From the 1970s onwards, digital computers became powerful enough to replace analog computers in pretty much every area, and with the increased accuracy this brought, the old analog beasts became obsolete overnight. Now, there seems to be a move to shift back a little, with hybridized analog-digital approaches looking good for some applications, especially where precision is not paramount. After all, that pile of fatty grey matter between your ears is essentially a big analog computer, and that’s pretty good at problem solving.

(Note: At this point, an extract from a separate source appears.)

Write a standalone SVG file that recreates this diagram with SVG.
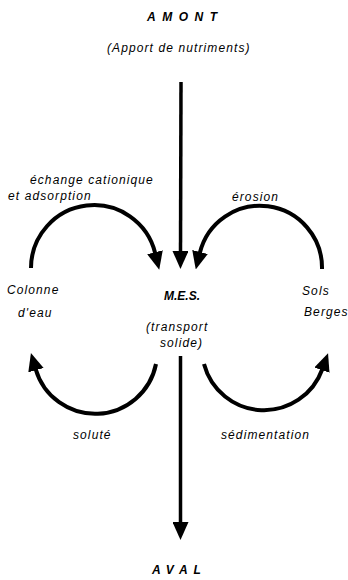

Looking over the project Wiki there are a few application examples and some explanatory notes. Schematics are shown, albeit only images for now. We can’t find the PCB files either, but the assembly instructions show many bodge wires, so we guess they’re re-spinning the PCB to apply fixes before releasing them properly. This is clearly work-in-progress and as they say on the main site, their focus is on chips for hybrid analog-digital computing, with a focus on energy-efficient approximate methods. With that in mind, we can forgive that the community-focused learning tools are still being worked on. All that said, this is still a very interesting project, and definitely would be a Christmas present this scribe would be more than happy to unwrap.